Well, I need not have worried, well ok I did with Jubilee Street a bit at first, but I think it only took hearing it a number of times, without that video, for it to grow like ivy in the spring on brick.
That is the essence of this record. It lurks, and it grows. There is just enough of a hook here and there to bring you back in your haze of uncertainty. 'Wide Lovely Eyes' is beautiful. 'The Water's Edge' hearkens back to 'Sad Waters' with its quiet menace, but this new song has a little new release at the end.

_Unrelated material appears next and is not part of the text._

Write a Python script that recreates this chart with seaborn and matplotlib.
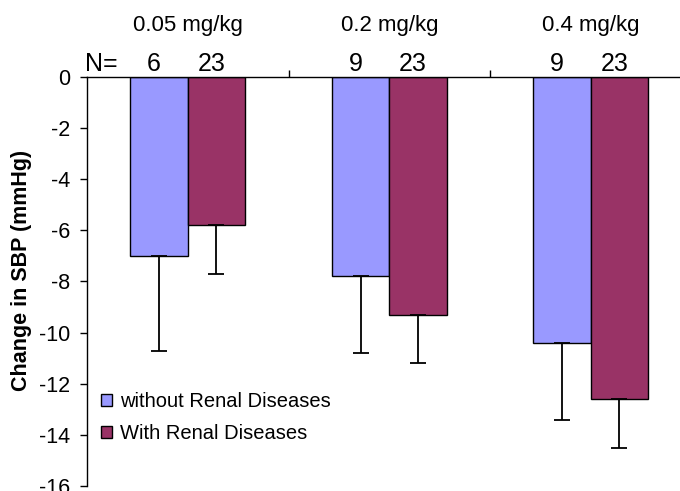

'Mermaids' is endlessly fascinating. It prowls and meanders hither and yon from a bad relationship to religion, to fantasy and hope. The melody does just the same rising when you least expect to a peak of hope that rises above all that came before. Hope is, after all, all that we really have from day to day.
The entire experience casts a spell. There appears to be a bit of a narrative and continuity. There is a connection with the elements of water and air and breath and life that lurks below in the undertow of the Bad Seeds' music that sets off the sometimes ambiguous words perfectly. I can't help but think of James Joyce a bit here. Except here we have Brighton, where Nick now lives, instead of Dublin. There are a number of voices and lives and experiences across this 45 minutes, and I find myself endlessly drawn back over and over.

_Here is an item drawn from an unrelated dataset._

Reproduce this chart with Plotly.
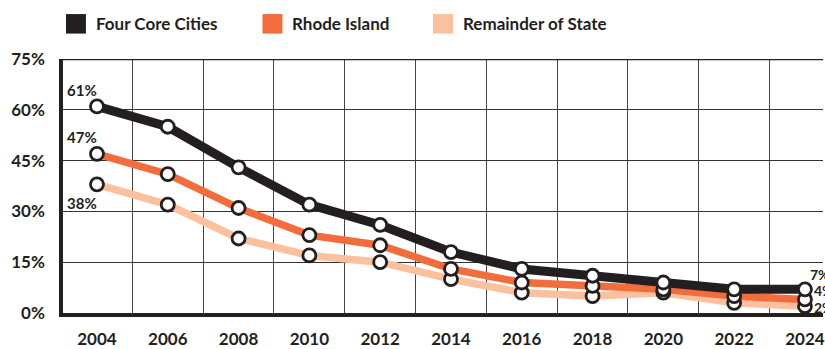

I laughed and cryed to 'Mermaids' alone.
I wondered at 'Higgs Boson Blues' and its lonely protagonist on his futile journey of loneliness, and the seemingly more autobiographical, 'Finishing Jubilee Street', and I cried again a bit during the song, 'Push The Sky Away. Life is futile, but life is rich. Life is empty, but life is beautiful. You can try to end the futility, but you'll miss so much. That's what I get from this record.
At first, I was a little annoyed at Warren's loops. I love his violin playing, it's why I love him, and his loops, to me grew a little loathsome on Grinderman 2, but my mind has adjusted to the new template. Well, that is the thing. This is new. The first Grinderman, to me was amazing, and the second, not so much, but now it feels like a palate cleanser for this beauty of a record.
I highly recommend it, and I know my writing about it will never do it justice. It needs to be heard. It demands it. Only, if you do, do not just listen once, dive in again. Pick a spot, pick a song. It is like ripples. One song, whichever you pick, leads forwards and backwards again like ripples in the lake, until the whole is consumed by your ears and brains. See if you agree that this shadow lurking in the corner could become a central figure in the spotlight.